### Written exercise
Exactly the lines between the line containing "Reproduce this chart with D3.js." and the line containing "178, 146, -47, -110, -150, -268, -338, -275, -400, -235];", together with those two lines, are to be output.

Charts and diagrams as code:
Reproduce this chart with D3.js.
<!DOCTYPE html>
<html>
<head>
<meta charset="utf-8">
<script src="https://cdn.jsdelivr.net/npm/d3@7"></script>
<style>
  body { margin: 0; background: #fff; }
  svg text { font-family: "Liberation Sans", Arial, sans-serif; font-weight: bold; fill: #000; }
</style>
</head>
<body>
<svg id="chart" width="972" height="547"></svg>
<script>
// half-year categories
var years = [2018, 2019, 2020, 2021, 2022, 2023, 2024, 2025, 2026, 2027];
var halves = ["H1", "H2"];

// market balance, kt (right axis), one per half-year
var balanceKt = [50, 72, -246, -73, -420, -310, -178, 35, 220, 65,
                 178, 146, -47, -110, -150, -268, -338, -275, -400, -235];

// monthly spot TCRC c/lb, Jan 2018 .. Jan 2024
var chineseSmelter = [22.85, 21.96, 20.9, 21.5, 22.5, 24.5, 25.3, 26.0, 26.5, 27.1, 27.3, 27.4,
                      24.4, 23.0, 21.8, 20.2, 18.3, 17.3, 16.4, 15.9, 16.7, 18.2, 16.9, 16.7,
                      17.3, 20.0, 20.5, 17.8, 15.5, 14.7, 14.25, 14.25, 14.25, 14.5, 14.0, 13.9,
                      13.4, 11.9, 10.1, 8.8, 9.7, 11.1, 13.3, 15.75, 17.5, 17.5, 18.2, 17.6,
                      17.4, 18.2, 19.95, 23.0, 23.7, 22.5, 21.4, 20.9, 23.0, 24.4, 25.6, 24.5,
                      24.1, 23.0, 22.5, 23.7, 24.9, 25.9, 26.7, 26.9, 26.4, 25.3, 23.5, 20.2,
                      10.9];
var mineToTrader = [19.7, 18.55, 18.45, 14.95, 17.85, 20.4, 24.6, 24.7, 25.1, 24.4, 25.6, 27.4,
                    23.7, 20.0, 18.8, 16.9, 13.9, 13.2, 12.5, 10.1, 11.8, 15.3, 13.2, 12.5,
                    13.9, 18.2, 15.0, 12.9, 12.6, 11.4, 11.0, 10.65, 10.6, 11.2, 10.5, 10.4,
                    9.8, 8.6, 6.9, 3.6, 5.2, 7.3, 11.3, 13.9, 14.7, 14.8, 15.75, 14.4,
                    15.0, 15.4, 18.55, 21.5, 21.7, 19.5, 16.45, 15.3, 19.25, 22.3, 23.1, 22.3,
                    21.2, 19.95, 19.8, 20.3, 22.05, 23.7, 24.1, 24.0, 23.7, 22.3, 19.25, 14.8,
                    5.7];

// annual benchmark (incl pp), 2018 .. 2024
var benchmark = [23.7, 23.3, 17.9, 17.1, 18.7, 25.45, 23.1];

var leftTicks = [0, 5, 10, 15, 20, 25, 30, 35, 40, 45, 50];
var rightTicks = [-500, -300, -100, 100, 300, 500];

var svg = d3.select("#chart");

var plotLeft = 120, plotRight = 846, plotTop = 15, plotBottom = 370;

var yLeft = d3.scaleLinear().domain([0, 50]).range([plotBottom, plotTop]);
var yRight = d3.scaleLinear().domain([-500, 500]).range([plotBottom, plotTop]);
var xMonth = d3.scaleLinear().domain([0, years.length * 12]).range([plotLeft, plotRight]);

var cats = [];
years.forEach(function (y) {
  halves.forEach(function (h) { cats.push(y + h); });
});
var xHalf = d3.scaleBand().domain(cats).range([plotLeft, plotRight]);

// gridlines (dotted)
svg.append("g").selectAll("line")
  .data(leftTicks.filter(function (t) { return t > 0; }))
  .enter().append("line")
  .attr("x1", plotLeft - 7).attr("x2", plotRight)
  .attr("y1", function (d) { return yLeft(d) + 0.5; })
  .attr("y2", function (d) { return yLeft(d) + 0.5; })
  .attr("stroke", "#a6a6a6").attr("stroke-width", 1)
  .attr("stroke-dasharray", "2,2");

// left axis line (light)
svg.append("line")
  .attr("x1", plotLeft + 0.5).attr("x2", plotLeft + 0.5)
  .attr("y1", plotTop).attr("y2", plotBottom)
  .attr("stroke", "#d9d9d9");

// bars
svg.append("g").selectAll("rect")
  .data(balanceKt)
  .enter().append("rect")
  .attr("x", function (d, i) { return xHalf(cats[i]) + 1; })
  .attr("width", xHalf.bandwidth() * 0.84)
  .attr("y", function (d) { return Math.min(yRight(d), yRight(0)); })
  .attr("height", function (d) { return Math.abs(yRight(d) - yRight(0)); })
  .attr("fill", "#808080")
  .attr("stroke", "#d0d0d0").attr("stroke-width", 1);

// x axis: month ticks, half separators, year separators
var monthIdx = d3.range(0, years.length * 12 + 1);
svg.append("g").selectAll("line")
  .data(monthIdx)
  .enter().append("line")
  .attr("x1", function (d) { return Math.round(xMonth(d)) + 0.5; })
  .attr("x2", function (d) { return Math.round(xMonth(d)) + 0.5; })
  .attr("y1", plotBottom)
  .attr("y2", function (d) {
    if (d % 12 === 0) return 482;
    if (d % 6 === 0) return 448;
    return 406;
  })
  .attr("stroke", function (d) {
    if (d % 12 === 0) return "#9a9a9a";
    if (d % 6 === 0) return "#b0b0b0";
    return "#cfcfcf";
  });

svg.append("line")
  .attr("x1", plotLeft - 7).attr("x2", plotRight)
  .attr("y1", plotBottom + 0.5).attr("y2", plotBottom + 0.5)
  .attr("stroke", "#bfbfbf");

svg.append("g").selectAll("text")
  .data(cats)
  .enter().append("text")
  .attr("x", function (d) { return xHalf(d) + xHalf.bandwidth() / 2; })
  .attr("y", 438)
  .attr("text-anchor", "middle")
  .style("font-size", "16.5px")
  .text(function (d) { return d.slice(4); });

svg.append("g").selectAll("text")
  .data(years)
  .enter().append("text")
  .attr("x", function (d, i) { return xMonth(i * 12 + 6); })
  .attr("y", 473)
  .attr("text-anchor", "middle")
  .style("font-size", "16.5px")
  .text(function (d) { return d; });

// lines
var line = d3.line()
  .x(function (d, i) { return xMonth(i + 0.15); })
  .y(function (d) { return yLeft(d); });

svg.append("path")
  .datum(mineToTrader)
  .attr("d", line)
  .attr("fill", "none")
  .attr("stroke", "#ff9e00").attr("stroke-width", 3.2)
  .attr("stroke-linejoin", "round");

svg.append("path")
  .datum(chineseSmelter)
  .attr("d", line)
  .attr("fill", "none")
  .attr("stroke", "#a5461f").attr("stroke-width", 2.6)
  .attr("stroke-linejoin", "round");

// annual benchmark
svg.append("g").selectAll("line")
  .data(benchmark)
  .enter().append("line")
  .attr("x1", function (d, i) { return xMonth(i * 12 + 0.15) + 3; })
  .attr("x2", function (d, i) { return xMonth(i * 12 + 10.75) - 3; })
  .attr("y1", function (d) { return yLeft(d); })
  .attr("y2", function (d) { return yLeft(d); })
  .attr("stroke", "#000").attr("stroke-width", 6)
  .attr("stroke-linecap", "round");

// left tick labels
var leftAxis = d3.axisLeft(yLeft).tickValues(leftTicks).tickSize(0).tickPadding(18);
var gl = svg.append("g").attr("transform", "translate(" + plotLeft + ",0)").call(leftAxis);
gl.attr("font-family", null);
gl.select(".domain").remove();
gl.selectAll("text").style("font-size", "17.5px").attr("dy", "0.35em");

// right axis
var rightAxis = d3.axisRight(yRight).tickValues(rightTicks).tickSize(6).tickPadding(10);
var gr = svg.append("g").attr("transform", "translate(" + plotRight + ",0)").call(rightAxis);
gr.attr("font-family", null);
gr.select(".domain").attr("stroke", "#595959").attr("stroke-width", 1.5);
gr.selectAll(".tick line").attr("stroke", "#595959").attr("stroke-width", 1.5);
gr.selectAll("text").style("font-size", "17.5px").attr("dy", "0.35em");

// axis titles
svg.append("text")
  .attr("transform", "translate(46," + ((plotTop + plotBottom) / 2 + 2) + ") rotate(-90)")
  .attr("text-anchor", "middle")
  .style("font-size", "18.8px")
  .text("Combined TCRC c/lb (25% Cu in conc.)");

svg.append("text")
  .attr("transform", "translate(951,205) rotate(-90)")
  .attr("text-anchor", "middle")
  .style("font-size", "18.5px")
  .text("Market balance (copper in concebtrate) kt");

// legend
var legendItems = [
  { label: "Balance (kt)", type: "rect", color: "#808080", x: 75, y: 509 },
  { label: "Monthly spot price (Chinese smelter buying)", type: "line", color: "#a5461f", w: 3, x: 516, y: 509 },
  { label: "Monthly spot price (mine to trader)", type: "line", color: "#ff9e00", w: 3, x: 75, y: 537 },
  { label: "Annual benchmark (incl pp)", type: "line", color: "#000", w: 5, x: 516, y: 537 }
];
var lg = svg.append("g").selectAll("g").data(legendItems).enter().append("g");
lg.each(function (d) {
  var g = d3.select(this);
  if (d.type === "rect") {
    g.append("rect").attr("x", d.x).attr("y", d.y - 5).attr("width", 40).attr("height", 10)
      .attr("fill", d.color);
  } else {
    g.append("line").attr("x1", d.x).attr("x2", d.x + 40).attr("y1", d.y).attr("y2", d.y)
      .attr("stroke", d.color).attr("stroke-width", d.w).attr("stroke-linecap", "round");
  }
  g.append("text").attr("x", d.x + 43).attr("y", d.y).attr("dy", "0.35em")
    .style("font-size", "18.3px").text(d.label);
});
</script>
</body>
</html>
...
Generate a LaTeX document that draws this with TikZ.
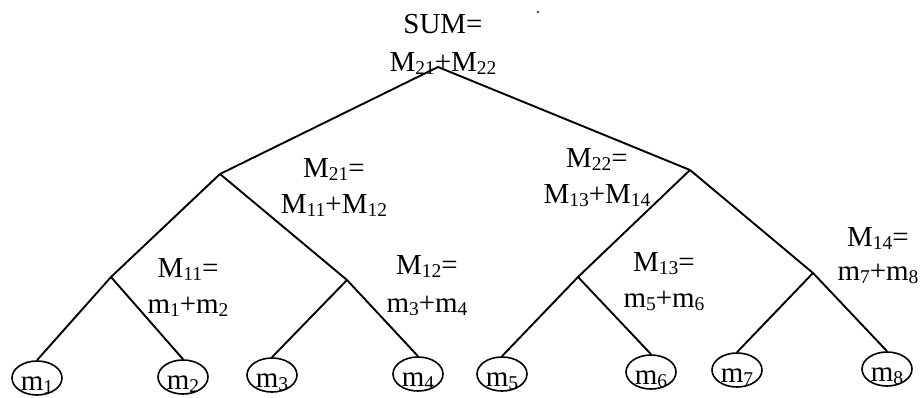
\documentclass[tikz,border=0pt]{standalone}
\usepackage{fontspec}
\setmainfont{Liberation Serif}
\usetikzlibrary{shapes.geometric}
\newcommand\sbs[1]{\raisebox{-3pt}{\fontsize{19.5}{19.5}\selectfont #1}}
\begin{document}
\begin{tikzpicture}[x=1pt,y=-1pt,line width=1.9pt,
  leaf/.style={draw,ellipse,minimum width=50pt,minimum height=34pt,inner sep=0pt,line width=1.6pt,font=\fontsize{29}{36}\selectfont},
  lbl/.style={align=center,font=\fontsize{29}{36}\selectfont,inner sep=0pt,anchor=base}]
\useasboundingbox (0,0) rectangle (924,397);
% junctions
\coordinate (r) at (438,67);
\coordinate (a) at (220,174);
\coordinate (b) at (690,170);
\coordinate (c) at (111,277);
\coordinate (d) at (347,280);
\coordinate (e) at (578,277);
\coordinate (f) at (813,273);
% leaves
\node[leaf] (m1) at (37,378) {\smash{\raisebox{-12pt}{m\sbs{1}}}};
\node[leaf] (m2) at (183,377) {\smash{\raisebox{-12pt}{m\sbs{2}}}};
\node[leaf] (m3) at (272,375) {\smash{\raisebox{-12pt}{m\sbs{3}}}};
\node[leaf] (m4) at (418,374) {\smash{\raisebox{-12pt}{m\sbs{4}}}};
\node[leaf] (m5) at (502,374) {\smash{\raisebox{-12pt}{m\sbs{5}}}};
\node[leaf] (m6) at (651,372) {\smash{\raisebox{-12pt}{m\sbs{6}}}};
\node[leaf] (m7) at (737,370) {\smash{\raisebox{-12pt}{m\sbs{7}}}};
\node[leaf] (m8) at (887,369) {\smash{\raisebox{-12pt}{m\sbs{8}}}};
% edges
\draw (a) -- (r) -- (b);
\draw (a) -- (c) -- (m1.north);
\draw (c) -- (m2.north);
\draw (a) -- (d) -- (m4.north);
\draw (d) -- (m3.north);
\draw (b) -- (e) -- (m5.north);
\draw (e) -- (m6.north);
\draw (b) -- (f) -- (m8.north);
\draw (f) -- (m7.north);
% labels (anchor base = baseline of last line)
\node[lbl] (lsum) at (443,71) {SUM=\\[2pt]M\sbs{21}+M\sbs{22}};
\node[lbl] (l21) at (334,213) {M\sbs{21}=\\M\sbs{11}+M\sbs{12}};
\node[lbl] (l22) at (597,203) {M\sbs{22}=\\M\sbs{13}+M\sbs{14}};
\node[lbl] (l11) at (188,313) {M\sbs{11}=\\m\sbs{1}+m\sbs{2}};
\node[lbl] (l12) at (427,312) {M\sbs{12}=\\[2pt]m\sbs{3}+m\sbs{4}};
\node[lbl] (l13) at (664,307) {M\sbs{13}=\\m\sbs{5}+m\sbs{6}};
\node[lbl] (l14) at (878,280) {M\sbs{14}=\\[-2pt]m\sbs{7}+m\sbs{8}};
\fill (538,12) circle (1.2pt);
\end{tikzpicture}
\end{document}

### Exercise answer
Reproduce this chart with D3.js.
<!DOCTYPE html>
<html>
<head>
<meta charset="utf-8">
<script src="https://cdn.jsdelivr.net/npm/d3@7"></script>
<style>
  body { margin: 0; background: #fff; }
  svg text { font-family: "Liberation Sans", Arial, sans-serif; font-weight: bold; fill: #000; }
</style>
</head>
<body>
<svg id="chart" width="972" height="547"></svg>
<script>
// half-year categories
var years = [2018, 2019, 2020, 2021, 2022, 2023, 2024, 2025, 2026, 2027];
var halves = ["H1", "H2"];

// market balance, kt (right axis), one per half-year
var balanceKt = [50, 72, -246, -73, -420, -310, -178, 35, 220, 65,
                 178, 146, -47, -110, -150, -268, -338, -275, -400, -235];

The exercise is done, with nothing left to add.